People praised Coming Home as a welcome return to R&B, highlighting his successful blend of contemporary production and classic romantic balladry. the magazine singled out "What You Are," " I Call It Love," and "I Love You" while noting weaker uptempo tracks. Steve Jones of USA Today gave Coming Home a two-and-a-half-star rating, noting that the album revisited the smooth style of his Commodores and solo hits. He praised tracks such as "I Call It Love" and "What You Are" while finding the overall set largely predictable. Michael Endelman of Entertainment Weekly gave Coming Home a B− rating, praising Richie's collaboration with younger producers for successfully updating his quiet-storm sound. He highlighted Richie's "silky voice" on tracks such as "All Around the World" and "I Call It Love," while noting the album retained his signature soft-pop ballads.

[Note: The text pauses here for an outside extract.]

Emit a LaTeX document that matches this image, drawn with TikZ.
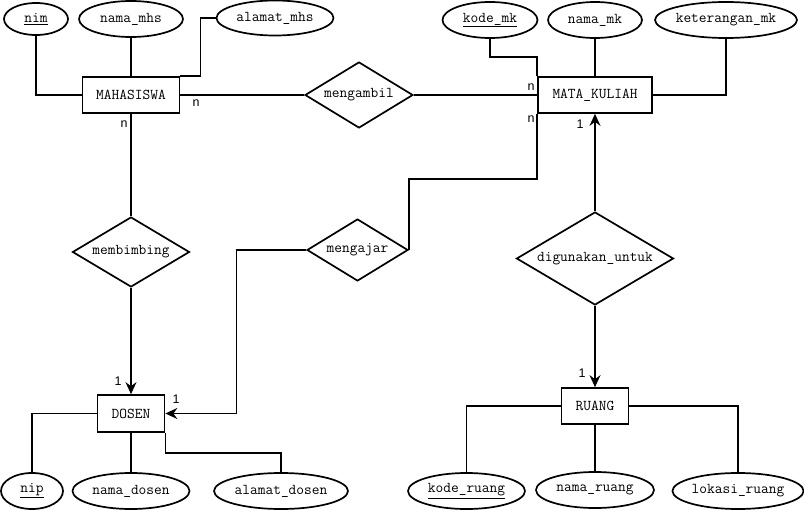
\documentclass[tikz,border=0pt]{standalone}
\usepackage{fontspec}
\setsansfont{Liberation Sans}
\usetikzlibrary{shapes.geometric,arrows.meta}
\tikzset{ent/.style={draw, rectangle, inner sep=0, minimum height=36},
 atr/.style={draw, ellipse, inner sep=0, minimum height=36},
 rel/.style={draw, diamond, inner sep=0, shape aspect=1.65},
 card/.style={font=\sffamily\fontsize{12.5}{14}\selectfont, inner sep=0},
 arr/.style={-{Stealth[length=12pt,width=11pt,inset=4pt]}},
 }

\begin{document}
\begin{tikzpicture}[x=1pt, y=-1pt, line width=1.7pt,
        font=\ttfamily\fontsize{15}{17}\selectfont]
        \useasboundingbox (0,0) rectangle (804,511);
        % entitas
        \node[ent, minimum width=97] (mhs) at (131,95) {MAHASISWA};
        \node[ent, minimum width=114] (mk) at (595,95) {MATA\_KULIAH};
        \node[ent, minimum width=67, minimum height=37] (dosen) at (131,413.5) {DOSEN};
        \node[ent, minimum width=67] (ruang) at (595,406) {RUANG};
        % relasi
        \node[rel, minimum width=108, minimum height=66] (ambil) at (359,95) {mengambil};
        \node[rel, minimum width=117, minimum height=70] (bimbing) at (131,252) {membimbing};
        \node[rel, minimum width=101, minimum height=62] (ajar) at (357.5,250) {mengajar};
        \node[rel, minimum width=157, minimum height=93] (guna) at (595,258.5) {digunakan\_untuk};
        % atribut
        \node[atr, minimum width=64, minimum height=32] (nim) at (36,19) {\underline{nim}};
        \node[atr, minimum width=104] (namamhs) at (131,19) {nama\_mhs};
        \node[atr, minimum width=117, minimum height=35] (almhs) at (275,18) {alamat\_mhs};
        \node[atr, minimum width=95] (kodemk) at (490,20) {\underline{kode\_mk}};
        \node[atr, minimum width=94] (namamk) at (595,20) {nama\_mk};
        \node[atr, minimum width=142] (ketmk) at (726,20) {keterangan\_mk};
        \node[atr, minimum width=62] (nip) at (32,491) {\underline{nip}};
        \node[atr, minimum width=117] (namadsn) at (131,491) {nama\_dosen};
        \node[atr, minimum width=134] (aldsn) at (281,491) {alamat\_dosen};
        \node[atr, minimum width=117] (koderg) at (466.5,491) {\underline{kode\_ruang}};
        \node[atr, minimum width=118] (namarg) at (595,490) {nama\_ruang};
        \node[atr, minimum width=130] (lokrg) at (738,491) {lokasi\_ruang};
        % garis atribut
        \draw (nim.south) |- (mhs.west);
        \draw (namamhs.south) -- (mhs.north);
        \draw (almhs.west) -| ([xshift=20pt]mhs.north east) -- (mhs.north east);
        \draw (kodemk.south) |- ([yshift=19pt]mk.north west) -- (mk.north west);
        \draw (namamk.south) -- (mk.north);
        \draw (ketmk.south) |- (mk.east);
        \draw (dosen.west) -| (nip.north);
        \draw (dosen.south) -- (namadsn.north);
        \draw (dosen.south east) -- ++(0,20) -| (aldsn.north);
        \draw (ruang.west) -| (koderg.north);
        \draw (ruang.south) -- (namarg.north);
        \draw (ruang.east) -| (lokrg.north);
        % garis relasi
        \draw (mhs.east) -- (ambil.west);
        \draw (ambil.east) -- (mk.west);
        \draw (mhs.south) -- (bimbing.north);
        \draw[arr] (bimbing.south) -- (dosen.north);
        \draw (ajar.east) |- ([yshift=-65pt]mk.south west) -- (mk.south west);
        \draw[arr] (ajar.west) -| ([xshift=71pt]dosen.east) -- (dosen.east);
        \draw[arr] (guna.north) -- (mk.south);
        \draw[arr] (guna.south) -- (ruang.north);
        % kardinalitas
        \node[card] (c1) at (196,103) {n};
        \node[card] (c2) at (124,124) {n};
        \node[card] (c3) at (531,87) {n};
        \node[card] (c4) at (531,119) {n};
        \node[card] (c5) at (580,124) {1};
        \node[card] (c6) at (118,381) {1};
        \node[card] (c7) at (176,399) {1};
        \node[card] (c8) at (582,373) {1};
    \end{tikzpicture}
\end{document}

AllMusic editor Andy Kellman found the album uneven, criticizing its attempts to sound contemporary while praising tracks that remained closer to Richie's established style. He concluded that while some songs lacked distinction, much of the album would satisfy longtime fans. Kel Munger of Sacramento News & Review criticized Coming Home as an unsuccessful comeback attempt, arguing that the album lacked the creativity and emotional impact of his earlier work. She felt the contemporary production failed to recapture the appeal of his classic ballads. Similarly, Okayplayer criticized the album for attempting to chase contemporary R&B trends at the expense of his established style, arguing that most of the album's modern production choices felt awkward and dated. Christian John Wikane of PopMatters dismissed Coming Home for prioritizing contemporary production trends over Richi'’s established artistic identity. He argued that the album often made Richie feel like a guest on his own record, though he praised "Reason to Believe" for allowing the singer's strengths to shine through.

Professional ratings
Review scores
| Source | Rating |
| AllMusic | Star Half star |
| Entertainment Weekly | B− |
| Okayplayer | Star Half star |
| People | Star |
| PopMatters | 3/10 |
| USA Today | Star Half star |

==Chart performance==
In the United States, Coming Home debuted and peaked at number six on the Billboard 200. It sold over 75,000 copies in its first week and marked Richie's first top 10 album debut of his career. In February 2007, the album was certified gold for the shipment of 500,000 units, and in May 2012 it surpassed the 449,000 mark.

== Track listing ==

Notes
- ^{} signifies an assistant producer

Standard edition
| No. | Title | Writer(s) | Producer(s) | Length |
|---|---|---|---|---|
| 1. | "I Call It Love" | Phillip "Taj" Jackson; Mikkel S. Eriksen; Tor Erik Hermansen; | Stargate | 3:18 |
| 2. | "Sweet Vacation" | Raphael Saadiq; Robert Ozuna; Lionel Richie; | Saadiq; Richie; Jake and the Phatman; | 3:54 |
| 3. | "Why" | Richie; Sean Garrett; Chuckii Booker; | Richie; Booker; Garrett; | 4:00 |
| 4. | "What You Are" | Jermaine Dupri; Manuel Seal; Johntá Austin; | Dupri; Seal; | 4:12 |
| 5. | "Up All Night" | Richie; Booker; Garrett; | Richie; Booker; Garrett; | 3:35 |
| 6. | "I'm Coming Home" | Richie; Booker; | Richie; Booker; Rodney Jerkins; | 4:18 |
| 7. | "All Around the World" | Richie; Roberto Sam Screnci; | Richie; Screnci; Tone Depth^{[a]}; | 3:33 |
| 8. | "Out of My Head" | Richie | Richie; Booker; | 3:13 |
| 9. | "Reason to Believe" | Richie; Dallas Austin; Tony Reyes; | Austin | 4:46 |
| 10. | "Stand Down" | Richie; Austin; | Austin | 4:01 |
| 11. | "I Love You" | Richie | Richie; Booker; | 4:11 |

European edition (bonus tracks)
| No. | Title | Writer(s) | Producer(s) | Length |
|---|---|---|---|---|
| 12. | "I Apologize" | Wyclef Jean; Jerry Duplessis; Latavia Parker; | Jean; Duplessis; | 3:37 |
| 13. | "I'm Missing Her" | Richie | Richie; Booker; | 3:57 |

==Charts==

===Weekly charts===

| Chart (2006) | Peak position |
|---|---|
| Austrian Albums (Ö3 Austria) | 35 |
| Belgian Albums (Ultratop Wallonia) | 47 |
| Dutch Albums (Album Top 100) | 20 |
| French Albums (SNEP) | 17 |
| German Albums (Offizielle Top 100) | 8 |
| Italian Albums (FIMI) | 26 |
| Swiss Albums (Schweizer Hitparade) | 9 |
| UK Albums (Official Charts) | 15 |
| US Billboard 200 | 6 |
| US Top R&B/Hip-Hop Albums (Billboard) | 3 |

===Year-end charts===

| Chart (2006) | Position |
|---|---|
| French Albums (SNEP) | 169 |
| UK Albums (Official Charts) | 157 |
| US Top R&B/Hip-Hop Albums (Billboard) | 84 |
| Chart (2007) | Position |
| US Top R&B/Hip-Hop Albums (Billboard) | 83 |

==Certifications and sales==

| Region | Certification | Certified units/sales |
| United Kingdom (BPI) | Gold | 100,000^{^} |
| United States (RIAA) | Gold | 500,000^{^} |
^{^} Shipments figures based on certification alone.